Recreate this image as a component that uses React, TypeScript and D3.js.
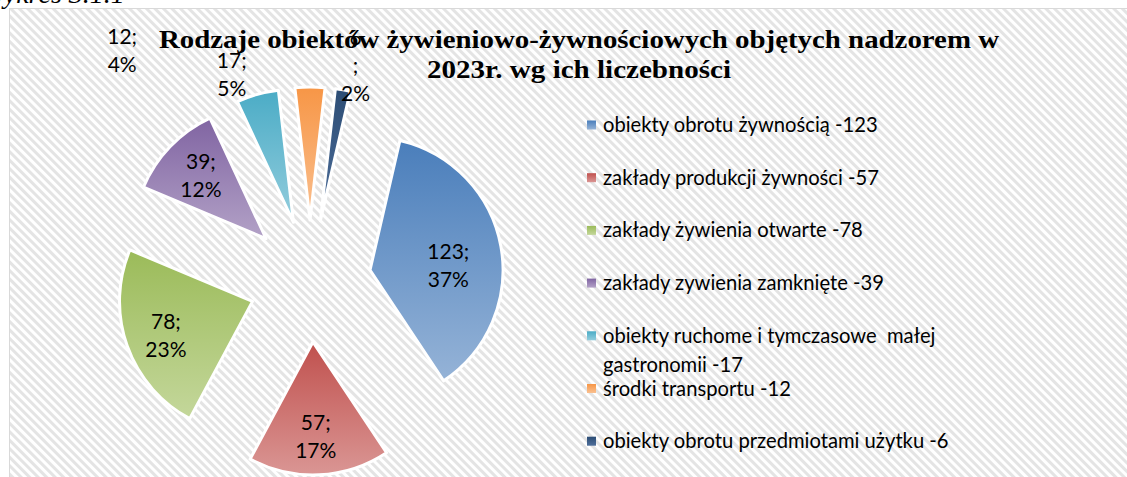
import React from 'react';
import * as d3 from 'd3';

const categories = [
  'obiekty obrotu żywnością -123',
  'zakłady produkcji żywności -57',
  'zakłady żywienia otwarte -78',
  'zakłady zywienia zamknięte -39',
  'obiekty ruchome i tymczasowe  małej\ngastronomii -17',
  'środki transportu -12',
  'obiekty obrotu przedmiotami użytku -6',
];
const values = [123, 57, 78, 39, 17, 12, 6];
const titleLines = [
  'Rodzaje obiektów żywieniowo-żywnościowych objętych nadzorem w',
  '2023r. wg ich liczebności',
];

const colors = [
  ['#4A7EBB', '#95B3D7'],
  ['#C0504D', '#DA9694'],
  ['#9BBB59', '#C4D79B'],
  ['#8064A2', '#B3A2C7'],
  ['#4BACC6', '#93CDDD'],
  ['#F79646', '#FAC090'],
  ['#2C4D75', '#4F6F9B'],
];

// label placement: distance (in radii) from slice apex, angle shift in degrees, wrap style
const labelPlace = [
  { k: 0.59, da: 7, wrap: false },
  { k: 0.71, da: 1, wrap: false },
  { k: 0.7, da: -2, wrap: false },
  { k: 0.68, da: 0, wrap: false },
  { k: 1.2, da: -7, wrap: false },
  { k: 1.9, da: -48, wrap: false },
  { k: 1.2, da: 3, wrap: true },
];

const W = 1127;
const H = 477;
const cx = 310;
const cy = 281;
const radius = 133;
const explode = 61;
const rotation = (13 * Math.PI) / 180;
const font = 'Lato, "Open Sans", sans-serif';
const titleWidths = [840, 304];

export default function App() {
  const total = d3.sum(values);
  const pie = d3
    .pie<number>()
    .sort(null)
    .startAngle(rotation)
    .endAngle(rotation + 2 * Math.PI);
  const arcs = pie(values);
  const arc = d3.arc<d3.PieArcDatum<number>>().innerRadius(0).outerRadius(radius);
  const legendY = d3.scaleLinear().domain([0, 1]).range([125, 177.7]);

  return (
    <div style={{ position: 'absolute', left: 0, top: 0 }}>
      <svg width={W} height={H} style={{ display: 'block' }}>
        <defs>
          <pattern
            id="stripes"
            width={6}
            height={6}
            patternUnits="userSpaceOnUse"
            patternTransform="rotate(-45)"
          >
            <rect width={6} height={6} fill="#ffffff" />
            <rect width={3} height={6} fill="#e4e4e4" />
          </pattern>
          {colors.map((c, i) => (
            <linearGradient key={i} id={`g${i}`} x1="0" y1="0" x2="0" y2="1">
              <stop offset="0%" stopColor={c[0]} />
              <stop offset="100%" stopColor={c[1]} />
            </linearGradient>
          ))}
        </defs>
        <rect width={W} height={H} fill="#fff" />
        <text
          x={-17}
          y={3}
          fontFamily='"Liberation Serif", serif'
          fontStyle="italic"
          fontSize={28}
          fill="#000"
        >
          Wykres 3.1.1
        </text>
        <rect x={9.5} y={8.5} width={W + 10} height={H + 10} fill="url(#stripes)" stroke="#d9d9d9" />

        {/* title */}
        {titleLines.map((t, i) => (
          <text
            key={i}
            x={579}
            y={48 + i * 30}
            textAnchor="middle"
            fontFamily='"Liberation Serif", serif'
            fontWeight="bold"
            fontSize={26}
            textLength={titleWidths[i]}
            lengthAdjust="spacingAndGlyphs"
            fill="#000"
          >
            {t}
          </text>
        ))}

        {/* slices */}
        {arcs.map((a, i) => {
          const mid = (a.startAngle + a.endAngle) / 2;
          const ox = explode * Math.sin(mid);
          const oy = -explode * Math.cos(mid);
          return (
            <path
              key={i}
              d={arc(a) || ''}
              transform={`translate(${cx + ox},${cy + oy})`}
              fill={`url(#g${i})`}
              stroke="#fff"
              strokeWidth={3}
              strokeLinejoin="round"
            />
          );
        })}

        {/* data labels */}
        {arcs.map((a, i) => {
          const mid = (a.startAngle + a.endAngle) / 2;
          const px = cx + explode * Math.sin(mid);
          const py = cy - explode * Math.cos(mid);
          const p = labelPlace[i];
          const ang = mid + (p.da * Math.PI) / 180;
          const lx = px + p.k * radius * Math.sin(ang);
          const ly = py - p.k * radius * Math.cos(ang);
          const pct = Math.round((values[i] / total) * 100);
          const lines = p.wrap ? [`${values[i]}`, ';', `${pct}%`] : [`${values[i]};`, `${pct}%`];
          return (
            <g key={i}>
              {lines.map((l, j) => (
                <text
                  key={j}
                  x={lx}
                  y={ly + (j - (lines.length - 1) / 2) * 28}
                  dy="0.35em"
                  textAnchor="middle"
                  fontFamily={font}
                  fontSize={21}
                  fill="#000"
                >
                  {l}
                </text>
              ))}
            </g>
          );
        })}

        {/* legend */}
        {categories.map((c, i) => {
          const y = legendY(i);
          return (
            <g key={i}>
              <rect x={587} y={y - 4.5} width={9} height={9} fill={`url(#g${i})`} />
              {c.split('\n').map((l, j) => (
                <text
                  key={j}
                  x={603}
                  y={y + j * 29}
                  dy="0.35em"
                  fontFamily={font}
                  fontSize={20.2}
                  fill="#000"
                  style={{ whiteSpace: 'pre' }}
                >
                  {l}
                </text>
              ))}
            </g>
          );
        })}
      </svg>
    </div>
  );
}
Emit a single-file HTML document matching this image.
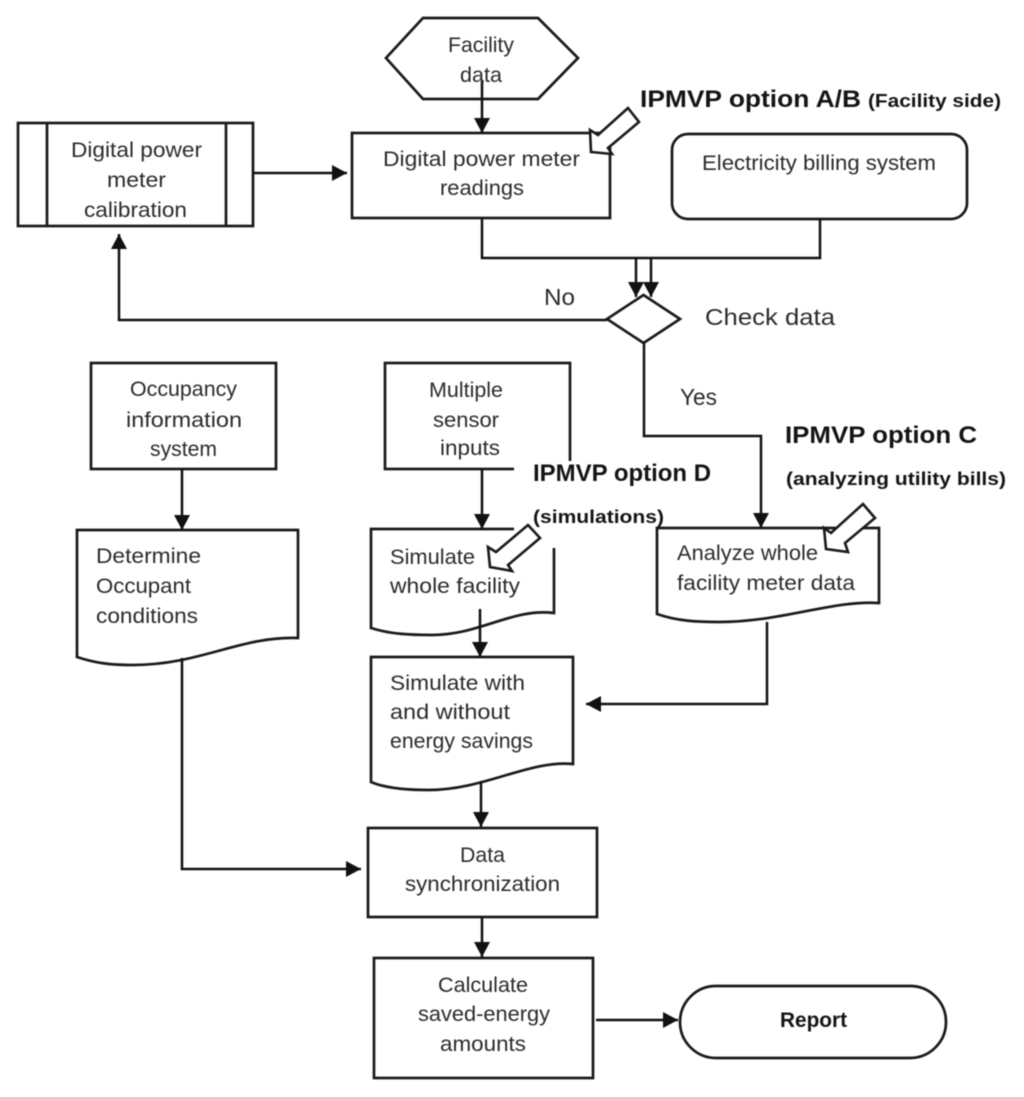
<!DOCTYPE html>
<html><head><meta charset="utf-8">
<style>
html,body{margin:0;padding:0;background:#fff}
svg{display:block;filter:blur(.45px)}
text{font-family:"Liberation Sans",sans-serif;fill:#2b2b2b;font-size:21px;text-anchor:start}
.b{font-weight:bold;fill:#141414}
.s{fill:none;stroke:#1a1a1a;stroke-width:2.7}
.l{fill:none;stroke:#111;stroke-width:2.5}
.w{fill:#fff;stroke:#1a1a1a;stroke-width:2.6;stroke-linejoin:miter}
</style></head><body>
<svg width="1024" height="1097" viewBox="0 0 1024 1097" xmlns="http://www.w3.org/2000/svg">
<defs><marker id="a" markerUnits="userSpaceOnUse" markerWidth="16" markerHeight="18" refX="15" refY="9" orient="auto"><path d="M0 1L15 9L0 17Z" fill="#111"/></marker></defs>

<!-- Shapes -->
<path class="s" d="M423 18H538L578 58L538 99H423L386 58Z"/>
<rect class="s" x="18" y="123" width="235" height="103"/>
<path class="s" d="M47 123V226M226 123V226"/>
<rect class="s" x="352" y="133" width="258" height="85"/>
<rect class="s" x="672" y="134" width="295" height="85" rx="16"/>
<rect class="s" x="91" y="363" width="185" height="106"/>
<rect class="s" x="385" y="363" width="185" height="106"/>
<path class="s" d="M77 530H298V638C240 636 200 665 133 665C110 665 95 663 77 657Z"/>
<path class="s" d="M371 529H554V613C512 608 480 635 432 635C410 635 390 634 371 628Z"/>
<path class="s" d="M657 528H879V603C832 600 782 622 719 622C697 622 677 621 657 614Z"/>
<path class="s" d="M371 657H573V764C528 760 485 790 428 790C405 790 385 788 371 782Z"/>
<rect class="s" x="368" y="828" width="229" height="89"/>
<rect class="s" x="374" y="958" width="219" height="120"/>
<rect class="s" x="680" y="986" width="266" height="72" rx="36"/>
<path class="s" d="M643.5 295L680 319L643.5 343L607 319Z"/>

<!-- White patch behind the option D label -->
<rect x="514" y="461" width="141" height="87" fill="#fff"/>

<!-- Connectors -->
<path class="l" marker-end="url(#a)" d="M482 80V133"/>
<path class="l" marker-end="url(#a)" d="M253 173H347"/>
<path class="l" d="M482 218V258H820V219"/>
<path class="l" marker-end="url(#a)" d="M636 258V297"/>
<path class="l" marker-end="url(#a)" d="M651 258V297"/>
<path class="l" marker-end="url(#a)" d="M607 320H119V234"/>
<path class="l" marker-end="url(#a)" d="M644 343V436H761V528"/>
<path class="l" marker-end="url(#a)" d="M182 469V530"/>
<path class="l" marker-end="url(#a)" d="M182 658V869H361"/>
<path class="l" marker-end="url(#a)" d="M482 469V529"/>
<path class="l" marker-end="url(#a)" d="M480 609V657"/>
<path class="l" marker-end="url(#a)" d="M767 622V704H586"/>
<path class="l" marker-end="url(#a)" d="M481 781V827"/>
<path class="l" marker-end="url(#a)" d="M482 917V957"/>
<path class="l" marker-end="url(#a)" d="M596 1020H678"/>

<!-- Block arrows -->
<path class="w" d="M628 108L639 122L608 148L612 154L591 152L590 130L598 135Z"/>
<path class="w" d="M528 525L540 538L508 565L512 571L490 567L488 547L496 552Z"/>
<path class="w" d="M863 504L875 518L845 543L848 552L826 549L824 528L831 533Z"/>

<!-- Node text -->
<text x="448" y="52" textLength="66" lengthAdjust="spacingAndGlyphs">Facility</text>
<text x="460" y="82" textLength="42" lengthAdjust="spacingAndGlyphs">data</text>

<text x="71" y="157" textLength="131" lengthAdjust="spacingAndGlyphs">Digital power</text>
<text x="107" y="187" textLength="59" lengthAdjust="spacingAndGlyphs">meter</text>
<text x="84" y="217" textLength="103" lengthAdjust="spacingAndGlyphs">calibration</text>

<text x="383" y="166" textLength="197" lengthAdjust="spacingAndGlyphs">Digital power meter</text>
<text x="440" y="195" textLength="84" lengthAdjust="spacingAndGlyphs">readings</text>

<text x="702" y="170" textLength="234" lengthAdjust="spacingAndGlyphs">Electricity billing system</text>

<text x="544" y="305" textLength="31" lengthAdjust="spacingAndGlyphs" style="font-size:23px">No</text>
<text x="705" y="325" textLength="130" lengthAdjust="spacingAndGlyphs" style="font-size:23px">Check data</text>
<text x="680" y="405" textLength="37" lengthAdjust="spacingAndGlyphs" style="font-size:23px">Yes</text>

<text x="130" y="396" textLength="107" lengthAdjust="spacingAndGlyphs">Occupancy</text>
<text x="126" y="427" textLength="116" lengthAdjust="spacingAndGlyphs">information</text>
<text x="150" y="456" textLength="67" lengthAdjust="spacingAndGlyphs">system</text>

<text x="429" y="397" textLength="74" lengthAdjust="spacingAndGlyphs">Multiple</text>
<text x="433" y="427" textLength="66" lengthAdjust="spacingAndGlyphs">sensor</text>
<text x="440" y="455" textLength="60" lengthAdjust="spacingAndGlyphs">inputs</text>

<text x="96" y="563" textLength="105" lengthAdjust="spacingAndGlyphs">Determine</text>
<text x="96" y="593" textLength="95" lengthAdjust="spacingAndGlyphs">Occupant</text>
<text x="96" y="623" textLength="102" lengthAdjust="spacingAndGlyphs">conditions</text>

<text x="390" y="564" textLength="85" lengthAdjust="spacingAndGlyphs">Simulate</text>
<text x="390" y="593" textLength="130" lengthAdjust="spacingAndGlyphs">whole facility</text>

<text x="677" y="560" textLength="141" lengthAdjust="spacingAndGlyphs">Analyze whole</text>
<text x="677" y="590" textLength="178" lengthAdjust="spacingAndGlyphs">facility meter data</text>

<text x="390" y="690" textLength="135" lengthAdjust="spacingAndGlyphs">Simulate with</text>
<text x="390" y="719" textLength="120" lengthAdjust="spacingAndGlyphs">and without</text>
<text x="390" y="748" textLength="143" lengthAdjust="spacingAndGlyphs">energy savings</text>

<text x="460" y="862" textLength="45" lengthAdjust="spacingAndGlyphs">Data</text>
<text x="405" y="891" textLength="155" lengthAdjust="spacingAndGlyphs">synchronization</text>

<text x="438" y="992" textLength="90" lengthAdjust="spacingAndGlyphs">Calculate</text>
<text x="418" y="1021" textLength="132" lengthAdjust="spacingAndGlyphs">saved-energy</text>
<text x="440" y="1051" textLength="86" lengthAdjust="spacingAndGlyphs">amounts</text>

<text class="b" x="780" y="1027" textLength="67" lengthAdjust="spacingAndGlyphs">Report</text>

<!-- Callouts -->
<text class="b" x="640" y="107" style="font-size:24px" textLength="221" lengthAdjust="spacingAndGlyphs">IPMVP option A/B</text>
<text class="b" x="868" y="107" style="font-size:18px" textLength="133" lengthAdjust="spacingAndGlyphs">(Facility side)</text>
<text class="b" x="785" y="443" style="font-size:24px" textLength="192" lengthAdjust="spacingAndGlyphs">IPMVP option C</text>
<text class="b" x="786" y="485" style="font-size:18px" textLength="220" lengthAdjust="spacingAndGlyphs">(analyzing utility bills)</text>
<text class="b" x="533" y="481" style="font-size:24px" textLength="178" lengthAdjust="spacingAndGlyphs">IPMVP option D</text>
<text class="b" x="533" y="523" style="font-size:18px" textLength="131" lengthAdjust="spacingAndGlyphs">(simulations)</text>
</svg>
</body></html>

--------------------

WRITTEN REQUEST:
Only the lines from the top of the records through the line with "import * as d3 from 'd3';" belong in the copy; write them out exactly, leaving out pictures.

WRITTEN ANSWER:
Recreate this image as a component that uses React, TypeScript and D3.js.
import React from 'react';
import * as d3 from 'd3';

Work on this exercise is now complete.